GOAL OF THE EXERCISE>
Return the first line, the line containing "plt.rcParams['axes.unicode_minus'] = True", and every line between them, exactly as they stand.
+---+
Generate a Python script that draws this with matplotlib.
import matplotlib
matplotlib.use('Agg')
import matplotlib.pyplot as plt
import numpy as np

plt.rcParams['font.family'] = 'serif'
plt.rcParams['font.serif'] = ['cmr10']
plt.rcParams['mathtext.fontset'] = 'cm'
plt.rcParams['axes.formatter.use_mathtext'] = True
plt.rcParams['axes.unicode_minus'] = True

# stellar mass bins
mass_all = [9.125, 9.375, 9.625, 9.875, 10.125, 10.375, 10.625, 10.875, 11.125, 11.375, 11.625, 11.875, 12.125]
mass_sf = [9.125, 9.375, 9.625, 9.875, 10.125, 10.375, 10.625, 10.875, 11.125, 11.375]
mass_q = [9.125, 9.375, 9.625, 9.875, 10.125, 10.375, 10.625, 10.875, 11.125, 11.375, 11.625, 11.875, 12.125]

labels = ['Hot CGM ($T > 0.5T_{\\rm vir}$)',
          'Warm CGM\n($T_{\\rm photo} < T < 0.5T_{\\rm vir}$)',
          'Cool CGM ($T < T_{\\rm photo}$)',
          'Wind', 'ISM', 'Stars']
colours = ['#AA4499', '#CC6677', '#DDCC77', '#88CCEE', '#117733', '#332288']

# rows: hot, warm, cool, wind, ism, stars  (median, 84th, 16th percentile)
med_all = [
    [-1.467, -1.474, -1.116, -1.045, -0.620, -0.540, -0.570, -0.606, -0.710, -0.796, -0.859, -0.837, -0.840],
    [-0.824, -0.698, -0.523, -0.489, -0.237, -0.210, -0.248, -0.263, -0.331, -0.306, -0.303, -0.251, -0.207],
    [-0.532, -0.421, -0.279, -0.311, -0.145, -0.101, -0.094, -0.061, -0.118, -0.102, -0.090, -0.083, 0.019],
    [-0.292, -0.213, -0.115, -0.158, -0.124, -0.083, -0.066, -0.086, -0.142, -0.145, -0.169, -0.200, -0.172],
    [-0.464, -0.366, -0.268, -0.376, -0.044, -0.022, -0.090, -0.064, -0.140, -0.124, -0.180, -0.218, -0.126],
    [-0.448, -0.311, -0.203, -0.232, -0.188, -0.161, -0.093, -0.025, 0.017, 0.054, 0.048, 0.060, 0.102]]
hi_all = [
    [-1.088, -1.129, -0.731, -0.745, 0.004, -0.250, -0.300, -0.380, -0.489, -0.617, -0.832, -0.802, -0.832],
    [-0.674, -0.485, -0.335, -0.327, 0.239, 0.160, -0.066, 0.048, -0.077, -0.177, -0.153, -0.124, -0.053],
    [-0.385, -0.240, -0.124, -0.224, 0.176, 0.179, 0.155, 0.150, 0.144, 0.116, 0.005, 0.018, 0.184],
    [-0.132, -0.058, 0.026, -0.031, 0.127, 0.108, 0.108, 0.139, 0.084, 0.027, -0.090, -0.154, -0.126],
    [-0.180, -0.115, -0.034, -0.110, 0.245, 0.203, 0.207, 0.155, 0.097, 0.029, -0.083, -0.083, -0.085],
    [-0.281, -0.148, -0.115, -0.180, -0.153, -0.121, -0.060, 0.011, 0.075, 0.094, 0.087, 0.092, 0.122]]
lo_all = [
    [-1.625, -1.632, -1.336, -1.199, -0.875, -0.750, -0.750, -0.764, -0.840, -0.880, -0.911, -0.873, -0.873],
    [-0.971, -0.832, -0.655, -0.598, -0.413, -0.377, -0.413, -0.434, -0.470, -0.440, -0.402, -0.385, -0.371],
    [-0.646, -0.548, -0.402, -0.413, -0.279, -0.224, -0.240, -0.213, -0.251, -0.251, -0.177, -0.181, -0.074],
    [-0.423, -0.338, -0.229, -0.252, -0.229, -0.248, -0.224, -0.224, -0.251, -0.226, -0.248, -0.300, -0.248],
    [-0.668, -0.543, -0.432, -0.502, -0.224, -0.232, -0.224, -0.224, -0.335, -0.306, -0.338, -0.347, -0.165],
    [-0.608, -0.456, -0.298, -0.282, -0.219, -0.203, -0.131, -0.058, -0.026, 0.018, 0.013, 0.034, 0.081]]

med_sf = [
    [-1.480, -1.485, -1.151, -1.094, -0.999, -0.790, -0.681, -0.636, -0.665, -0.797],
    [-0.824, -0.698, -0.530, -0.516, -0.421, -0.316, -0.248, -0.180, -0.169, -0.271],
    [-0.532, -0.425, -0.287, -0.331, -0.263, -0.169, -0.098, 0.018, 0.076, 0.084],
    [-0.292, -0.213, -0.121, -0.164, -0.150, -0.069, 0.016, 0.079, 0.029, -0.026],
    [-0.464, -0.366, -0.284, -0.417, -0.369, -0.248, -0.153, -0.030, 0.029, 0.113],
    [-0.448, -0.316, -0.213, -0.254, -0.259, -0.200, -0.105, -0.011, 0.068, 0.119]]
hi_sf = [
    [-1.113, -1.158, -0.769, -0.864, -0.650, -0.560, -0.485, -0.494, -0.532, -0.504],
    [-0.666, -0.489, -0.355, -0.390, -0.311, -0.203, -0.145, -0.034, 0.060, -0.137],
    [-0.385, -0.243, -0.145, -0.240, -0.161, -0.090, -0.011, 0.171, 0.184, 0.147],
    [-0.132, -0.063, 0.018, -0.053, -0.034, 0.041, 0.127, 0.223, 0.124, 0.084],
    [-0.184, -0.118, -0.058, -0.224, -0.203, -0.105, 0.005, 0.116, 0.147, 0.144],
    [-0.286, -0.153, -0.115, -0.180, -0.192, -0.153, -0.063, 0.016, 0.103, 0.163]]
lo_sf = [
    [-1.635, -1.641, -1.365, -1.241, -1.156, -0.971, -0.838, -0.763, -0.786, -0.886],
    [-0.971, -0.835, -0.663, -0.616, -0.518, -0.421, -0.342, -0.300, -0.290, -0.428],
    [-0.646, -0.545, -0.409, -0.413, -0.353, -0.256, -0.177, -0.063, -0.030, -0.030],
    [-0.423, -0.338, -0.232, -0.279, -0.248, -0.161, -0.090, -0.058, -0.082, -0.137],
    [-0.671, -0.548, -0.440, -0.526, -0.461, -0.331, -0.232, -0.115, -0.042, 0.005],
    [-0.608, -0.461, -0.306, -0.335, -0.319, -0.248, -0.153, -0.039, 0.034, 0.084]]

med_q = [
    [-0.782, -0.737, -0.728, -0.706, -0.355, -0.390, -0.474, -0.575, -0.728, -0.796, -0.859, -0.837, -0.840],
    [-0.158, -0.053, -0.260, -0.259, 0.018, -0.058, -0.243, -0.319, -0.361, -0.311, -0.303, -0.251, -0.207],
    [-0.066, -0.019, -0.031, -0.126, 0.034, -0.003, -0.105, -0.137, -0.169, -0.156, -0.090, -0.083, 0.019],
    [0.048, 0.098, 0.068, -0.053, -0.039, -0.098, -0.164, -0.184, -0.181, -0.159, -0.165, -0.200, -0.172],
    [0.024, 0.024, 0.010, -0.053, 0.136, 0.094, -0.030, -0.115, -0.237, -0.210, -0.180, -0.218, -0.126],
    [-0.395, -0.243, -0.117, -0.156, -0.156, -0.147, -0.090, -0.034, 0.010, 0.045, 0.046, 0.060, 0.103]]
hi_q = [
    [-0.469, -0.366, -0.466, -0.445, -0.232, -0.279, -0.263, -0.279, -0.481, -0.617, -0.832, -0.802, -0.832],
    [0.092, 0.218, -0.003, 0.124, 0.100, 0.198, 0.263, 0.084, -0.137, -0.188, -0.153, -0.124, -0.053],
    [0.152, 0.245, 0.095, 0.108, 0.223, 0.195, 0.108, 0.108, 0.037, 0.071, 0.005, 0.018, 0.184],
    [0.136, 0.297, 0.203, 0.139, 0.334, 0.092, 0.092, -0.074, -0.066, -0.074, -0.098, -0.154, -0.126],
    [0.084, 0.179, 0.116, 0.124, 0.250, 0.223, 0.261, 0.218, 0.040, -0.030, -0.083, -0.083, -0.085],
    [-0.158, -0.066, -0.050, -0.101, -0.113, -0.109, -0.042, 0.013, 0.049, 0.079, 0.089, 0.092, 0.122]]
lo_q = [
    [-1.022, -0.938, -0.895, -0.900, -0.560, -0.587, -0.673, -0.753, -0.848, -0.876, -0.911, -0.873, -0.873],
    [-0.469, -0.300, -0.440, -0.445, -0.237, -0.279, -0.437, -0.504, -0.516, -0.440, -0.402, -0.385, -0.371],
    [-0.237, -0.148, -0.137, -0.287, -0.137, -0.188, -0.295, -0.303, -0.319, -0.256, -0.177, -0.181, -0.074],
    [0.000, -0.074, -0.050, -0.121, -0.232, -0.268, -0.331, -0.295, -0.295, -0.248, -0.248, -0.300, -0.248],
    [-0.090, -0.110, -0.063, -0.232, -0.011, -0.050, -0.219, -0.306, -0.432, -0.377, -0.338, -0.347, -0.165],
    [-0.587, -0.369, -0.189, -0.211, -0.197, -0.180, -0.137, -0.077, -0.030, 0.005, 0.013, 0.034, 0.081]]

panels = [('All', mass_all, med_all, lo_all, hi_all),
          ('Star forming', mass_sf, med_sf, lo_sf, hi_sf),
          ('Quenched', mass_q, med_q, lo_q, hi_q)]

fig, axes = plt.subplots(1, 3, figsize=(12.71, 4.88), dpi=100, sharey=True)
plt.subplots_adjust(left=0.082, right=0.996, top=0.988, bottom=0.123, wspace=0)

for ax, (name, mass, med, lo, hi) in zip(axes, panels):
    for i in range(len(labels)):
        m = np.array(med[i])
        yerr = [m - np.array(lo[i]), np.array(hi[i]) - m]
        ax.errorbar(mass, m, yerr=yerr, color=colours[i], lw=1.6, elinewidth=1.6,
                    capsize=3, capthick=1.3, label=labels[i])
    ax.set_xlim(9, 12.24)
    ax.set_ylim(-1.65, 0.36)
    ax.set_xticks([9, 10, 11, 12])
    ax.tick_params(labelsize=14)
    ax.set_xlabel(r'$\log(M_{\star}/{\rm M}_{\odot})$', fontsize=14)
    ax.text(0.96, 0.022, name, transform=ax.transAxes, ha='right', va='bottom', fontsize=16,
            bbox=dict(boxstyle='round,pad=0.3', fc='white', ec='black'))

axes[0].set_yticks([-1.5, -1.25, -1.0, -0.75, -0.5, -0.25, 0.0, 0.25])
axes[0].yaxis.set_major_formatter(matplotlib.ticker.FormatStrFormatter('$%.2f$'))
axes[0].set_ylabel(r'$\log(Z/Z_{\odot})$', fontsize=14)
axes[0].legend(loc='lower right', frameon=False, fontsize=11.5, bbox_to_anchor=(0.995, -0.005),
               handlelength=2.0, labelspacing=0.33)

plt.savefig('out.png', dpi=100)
+---+
WRITTEN RESPONSE>
Generate a Python script that draws this with matplotlib.
import matplotlib
matplotlib.use('Agg')
import matplotlib.pyplot as plt
import numpy as np

plt.rcParams['font.family'] = 'serif'
plt.rcParams['font.serif'] = ['cmr10']
plt.rcParams['mathtext.fontset'] = 'cm'
plt.rcParams['axes.formatter.use_mathtext'] = True
plt.rcParams['axes.unicode_minus'] = True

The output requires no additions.